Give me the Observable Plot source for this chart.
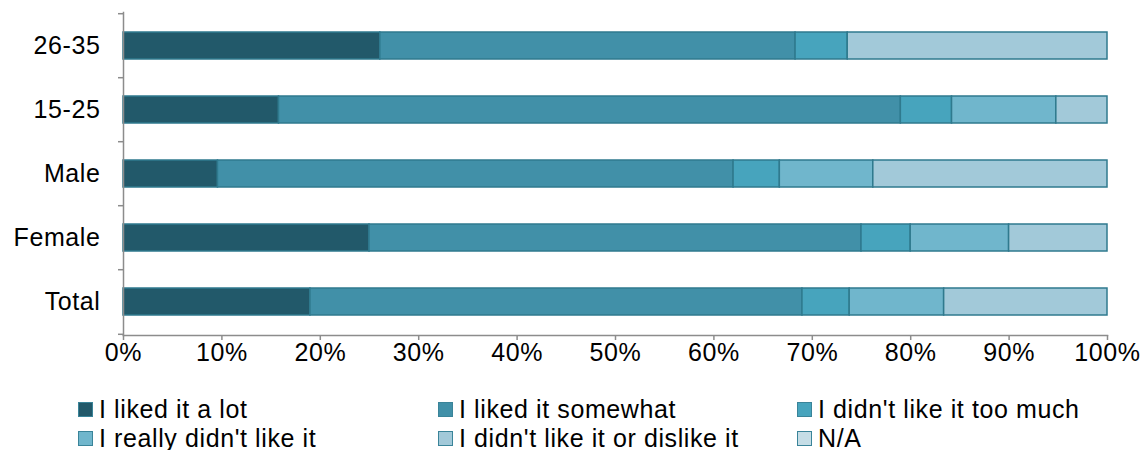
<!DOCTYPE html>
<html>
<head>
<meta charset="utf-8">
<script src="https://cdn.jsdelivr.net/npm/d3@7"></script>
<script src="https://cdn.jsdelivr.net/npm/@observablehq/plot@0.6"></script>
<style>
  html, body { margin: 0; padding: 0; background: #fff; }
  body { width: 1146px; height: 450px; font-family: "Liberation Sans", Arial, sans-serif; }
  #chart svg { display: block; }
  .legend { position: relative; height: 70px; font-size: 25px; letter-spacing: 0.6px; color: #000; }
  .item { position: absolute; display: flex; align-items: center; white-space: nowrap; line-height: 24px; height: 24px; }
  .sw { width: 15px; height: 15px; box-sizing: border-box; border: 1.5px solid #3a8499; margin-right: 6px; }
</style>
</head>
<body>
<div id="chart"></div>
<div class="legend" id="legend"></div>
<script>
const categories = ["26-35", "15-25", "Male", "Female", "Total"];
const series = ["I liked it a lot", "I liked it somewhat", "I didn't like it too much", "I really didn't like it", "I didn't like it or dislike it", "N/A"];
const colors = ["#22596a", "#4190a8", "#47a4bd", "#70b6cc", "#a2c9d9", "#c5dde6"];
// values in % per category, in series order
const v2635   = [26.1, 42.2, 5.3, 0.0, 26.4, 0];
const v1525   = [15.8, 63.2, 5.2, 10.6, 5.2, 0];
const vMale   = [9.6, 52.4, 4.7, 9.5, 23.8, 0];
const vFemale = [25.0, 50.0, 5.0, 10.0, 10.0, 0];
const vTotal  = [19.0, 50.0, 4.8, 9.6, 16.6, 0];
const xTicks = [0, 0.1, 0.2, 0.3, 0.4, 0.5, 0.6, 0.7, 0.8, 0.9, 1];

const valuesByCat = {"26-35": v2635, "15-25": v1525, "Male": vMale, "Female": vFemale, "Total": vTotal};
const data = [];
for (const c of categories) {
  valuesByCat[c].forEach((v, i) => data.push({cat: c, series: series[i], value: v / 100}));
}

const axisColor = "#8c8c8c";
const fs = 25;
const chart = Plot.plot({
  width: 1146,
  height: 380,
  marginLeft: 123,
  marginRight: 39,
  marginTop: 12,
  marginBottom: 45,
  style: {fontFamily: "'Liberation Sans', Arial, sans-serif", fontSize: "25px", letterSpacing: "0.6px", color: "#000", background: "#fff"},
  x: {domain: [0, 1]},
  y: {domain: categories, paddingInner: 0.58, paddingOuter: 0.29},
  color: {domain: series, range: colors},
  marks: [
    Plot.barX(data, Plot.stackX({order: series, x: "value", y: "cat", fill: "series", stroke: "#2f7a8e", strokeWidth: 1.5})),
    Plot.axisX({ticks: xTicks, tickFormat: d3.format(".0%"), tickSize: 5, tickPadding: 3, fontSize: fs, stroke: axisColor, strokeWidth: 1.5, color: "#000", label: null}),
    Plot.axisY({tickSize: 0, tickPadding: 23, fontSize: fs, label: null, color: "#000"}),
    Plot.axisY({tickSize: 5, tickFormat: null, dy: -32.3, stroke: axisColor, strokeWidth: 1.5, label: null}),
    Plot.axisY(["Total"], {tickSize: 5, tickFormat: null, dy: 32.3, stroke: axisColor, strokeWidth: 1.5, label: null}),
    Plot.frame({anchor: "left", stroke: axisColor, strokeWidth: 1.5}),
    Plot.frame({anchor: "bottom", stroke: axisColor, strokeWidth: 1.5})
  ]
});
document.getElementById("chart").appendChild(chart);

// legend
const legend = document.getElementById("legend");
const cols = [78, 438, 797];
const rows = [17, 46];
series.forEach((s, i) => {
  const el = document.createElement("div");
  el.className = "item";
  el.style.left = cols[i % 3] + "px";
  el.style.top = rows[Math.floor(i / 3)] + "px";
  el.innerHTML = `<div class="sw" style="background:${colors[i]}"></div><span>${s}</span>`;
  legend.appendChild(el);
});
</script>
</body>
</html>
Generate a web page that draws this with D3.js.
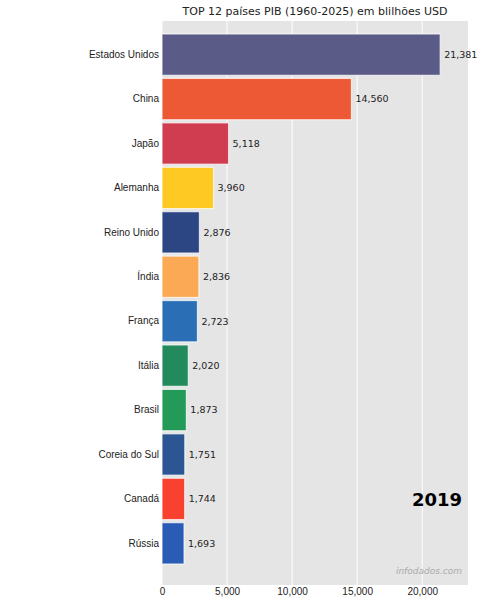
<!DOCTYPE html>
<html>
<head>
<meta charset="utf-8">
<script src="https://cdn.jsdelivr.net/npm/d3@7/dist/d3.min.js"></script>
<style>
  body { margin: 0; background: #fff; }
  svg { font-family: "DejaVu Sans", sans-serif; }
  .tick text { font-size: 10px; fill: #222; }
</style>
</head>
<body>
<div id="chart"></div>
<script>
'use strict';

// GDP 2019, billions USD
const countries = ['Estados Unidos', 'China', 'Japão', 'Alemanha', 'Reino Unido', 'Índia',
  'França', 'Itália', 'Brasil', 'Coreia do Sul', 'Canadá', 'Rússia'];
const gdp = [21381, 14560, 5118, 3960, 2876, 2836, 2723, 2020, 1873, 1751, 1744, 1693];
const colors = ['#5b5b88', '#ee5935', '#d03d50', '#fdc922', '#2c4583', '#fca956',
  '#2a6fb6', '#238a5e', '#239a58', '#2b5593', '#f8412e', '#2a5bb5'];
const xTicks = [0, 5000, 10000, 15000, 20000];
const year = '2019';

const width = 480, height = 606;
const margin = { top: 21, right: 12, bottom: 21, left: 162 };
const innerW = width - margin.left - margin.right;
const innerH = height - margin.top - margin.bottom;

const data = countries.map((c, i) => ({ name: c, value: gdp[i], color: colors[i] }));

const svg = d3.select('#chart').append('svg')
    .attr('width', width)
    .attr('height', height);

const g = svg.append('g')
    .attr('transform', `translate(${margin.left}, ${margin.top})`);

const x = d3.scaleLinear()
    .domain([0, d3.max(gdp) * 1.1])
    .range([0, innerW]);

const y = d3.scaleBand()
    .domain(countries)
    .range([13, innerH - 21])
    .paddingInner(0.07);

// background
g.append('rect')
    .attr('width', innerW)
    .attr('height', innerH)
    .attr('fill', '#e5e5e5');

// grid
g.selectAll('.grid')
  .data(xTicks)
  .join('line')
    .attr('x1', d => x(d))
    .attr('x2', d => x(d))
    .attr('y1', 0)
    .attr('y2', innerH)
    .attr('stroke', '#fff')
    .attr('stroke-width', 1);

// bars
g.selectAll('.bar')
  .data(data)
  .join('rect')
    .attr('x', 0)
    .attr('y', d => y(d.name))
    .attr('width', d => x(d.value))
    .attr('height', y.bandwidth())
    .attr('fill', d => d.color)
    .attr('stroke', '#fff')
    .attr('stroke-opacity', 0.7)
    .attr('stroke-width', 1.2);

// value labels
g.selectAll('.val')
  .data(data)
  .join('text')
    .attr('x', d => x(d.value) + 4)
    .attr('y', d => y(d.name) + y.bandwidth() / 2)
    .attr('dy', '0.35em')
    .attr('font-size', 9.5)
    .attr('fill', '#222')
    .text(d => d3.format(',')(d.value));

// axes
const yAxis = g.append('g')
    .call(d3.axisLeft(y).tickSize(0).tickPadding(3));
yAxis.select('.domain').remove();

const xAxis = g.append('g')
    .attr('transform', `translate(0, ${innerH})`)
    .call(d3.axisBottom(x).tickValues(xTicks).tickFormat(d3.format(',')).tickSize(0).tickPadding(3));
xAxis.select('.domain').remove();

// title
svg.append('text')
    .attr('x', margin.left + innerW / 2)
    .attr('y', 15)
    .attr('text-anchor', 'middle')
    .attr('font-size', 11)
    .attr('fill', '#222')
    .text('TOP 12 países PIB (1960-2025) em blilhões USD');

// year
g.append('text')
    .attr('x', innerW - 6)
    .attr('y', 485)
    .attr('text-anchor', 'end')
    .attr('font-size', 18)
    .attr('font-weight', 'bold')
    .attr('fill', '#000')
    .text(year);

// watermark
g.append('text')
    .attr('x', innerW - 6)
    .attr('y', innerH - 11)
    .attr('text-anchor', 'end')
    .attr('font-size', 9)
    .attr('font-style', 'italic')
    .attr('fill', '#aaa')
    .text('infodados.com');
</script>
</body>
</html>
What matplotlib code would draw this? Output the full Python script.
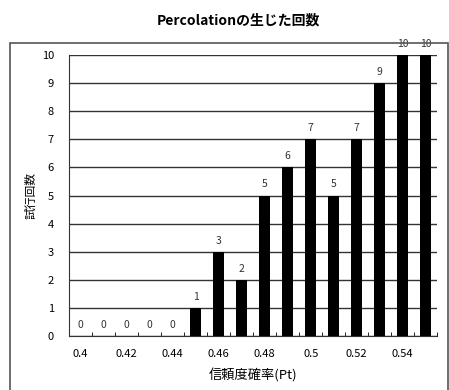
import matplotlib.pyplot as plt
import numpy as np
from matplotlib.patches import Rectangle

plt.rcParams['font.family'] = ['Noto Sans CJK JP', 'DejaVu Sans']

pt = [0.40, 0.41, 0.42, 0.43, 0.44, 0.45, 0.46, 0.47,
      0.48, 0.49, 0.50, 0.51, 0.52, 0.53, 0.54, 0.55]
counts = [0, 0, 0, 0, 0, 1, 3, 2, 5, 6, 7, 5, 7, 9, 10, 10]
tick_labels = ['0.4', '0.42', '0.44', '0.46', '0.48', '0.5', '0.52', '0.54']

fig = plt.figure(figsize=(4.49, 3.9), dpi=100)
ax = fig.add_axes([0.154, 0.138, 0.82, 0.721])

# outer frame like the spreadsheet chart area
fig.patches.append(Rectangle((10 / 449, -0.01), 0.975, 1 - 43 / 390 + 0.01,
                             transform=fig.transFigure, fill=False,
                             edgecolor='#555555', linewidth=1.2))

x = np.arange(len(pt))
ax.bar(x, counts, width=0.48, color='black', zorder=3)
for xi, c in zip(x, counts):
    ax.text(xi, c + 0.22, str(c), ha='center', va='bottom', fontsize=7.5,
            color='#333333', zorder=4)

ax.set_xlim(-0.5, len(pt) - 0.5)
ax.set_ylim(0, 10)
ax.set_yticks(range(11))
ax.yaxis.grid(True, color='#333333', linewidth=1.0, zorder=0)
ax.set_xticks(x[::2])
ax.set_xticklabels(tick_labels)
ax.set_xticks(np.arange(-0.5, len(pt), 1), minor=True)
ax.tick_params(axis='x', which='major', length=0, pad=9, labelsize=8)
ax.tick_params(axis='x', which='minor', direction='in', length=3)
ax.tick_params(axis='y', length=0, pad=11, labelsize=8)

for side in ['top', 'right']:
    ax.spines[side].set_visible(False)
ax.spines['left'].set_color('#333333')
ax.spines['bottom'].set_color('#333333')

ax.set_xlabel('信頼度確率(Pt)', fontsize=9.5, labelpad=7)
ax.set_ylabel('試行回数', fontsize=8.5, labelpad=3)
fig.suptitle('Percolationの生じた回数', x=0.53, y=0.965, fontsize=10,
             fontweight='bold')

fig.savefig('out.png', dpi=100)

———

> _Instructions for the task_: Make an exact copy of the lines from the one holding "What matplotlib code" through the one holding "ax = fig.add_axes([0.154, 0.138, 0.82, 0.721])", end lines included, without the pictures.

> _The completed task_:
What matplotlib code would draw this? Output the full Python script.
import matplotlib.pyplot as plt
import numpy as np
from matplotlib.patches import Rectangle

plt.rcParams['font.family'] = ['Noto Sans CJK JP', 'DejaVu Sans']

pt = [0.40, 0.41, 0.42, 0.43, 0.44, 0.45, 0.46, 0.47,
      0.48, 0.49, 0.50, 0.51, 0.52, 0.53, 0.54, 0.55]
counts = [0, 0, 0, 0, 0, 1, 3, 2, 5, 6, 7, 5, 7, 9, 10, 10]
tick_labels = ['0.4', '0.42', '0.44', '0.46', '0.48', '0.5', '0.52', '0.54']

fig = plt.figure(figsize=(4.49, 3.9), dpi=100)
ax = fig.add_axes([0.154, 0.138, 0.82, 0.721])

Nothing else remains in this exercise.